Administering a Top Heavy Plan
One of the many reasons that employers decide to establish a qualified retirement plan is to maximize owner retirement contributions. A qualified plan is a great tool to accumulate wealth and prepare financially for life after retirement. However, before business owners decide how much to contribute to their personal accounts, it is important to understand the top heavy rules.
What does it mean for a plan to be “top heavy”?
Qualified retirement plans are subject to numerous annual nondiscrimination tests, including the Internal Revenue Code §416 test to determine whether or not a plan is top heavy for the following plan year. A plan is top heavy if the total of the account balances for the Key Employees is greater than 60% of the total plan assets. The top heavy ratio is determined at the end of each plan year for the upcoming year, except for the initial plan year. This test is designed to ensure that lower paid employees receive at least a minimum benefit, since top heavy plans primarily favor the owners of a business.
Who is considered to be a Key Employee for top heavy determination?
The Internal Revenue Service (IRS) updates a list of limitations annually for qualified plans. This list includes the qualifications for a participant to be considered a Key Employee. For the 2014 plan year, an employee who meets one of the following qualifications at any time during the plan year is considered a Key Employee:
- An officer making over $170,000
- A more than 1% owner, making over $150,000
- A more than 5% owner, regardless of pay level
Related family members are considered when determining owners, and there is a limit on the number of employees who can be considered as “officers.”
How does the top heavy test work?
The top heavy test is a ratio of Key Employee assets to total plan assets. However, there are several adjustments that must be made before determining the ratio. Rollover amounts from unrelated plans, catch-up contribution amounts, and account balances for terminated employees who were not employed during the plan year are all subtracted from the balances. Certain in-service distributions made within the five-year period ending on the determination date as well as certain termination distributions made during the plan year must be added back to the balances. Balances for employees who were Key Employees but have become non-Key Employees are removed from the plan totals. The account balances used for the determination are based on cash basis accounting.

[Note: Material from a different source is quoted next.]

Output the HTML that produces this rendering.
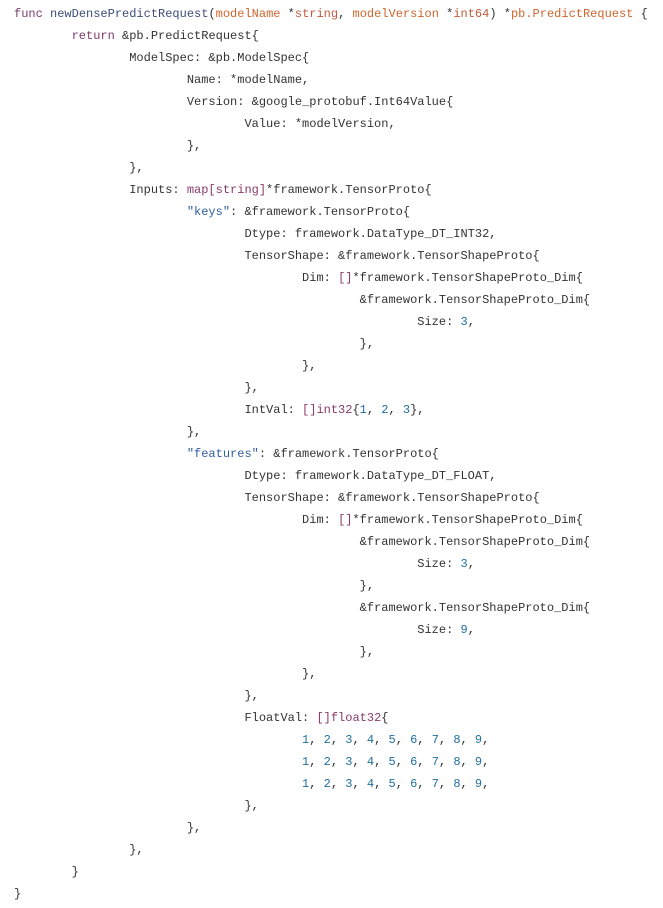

What happens if a plan is top heavy?
If it is determined that the top heavy ratio is over 60%, a minimum contribution must be allocated to the non-Key employees equal to the lesser of 3% of compensation or the highest percentage of compensation received by any Key employee for the plan year. Employee deferrals made by a Key employee are included in determining the percentage of compensation received. This means that for a top heavy plan, if any Key employee contributes to his 401(k) account, the top heavy required minimum contribution will be triggered for that plan year. Several employer contribution sources can be used to satisfy the required top heavy minimum contribution including profit sharing or matching contributions, reallocated forfeitures, qualified nonelective contributions (QNECs), qualified matching contributions (QMACs), and safe harbor contributions. If non-Key participants have already received a contribution greater than or equal to the top heavy requirement, no additional contribution is needed. The required minimum contribution only has to be allocated to participants that are still employed on the last day of the plan year and must be allocated regardless of how many hours the participant worked during the year. If a non-Key employee has met the eligibility requirement for salary deferrals but not for employer contributions, he must still receive the required minimum contribution.
Are there any exceptions to the top heavy rules?
An exception to the top heavy rules is granted to safe harbor 401(k) plans. If a safe harbor contribution has been given to the participants, then generally the plan will automatically be deemed to have met top heavy requirements. This makes sense in regards to a 3% safe harbor nonelective contribution which equals the 3% top heavy contribution. However, this exception also applies to safe harbor matching contributions, where only employees who elect to make salary deferrals to the plan will be entitled to receive an employer contribution. However, if the employer makes an employer contribution in addition to the safe harbor matching contribution, or if forfeitures are reallocated in addition to the safe harbor matching contribution, then the top heavy exception does not apply and a required minimum contribution must be given to all non-Key employees as noted in the previous question.
There are many factors to take into consideration when making the top heavy determination and the consequences of performing the test incorrectly can be costly. Consult with your TPA if you think your plan has the potential to be top heavy or with any questions regarding these complex regulations.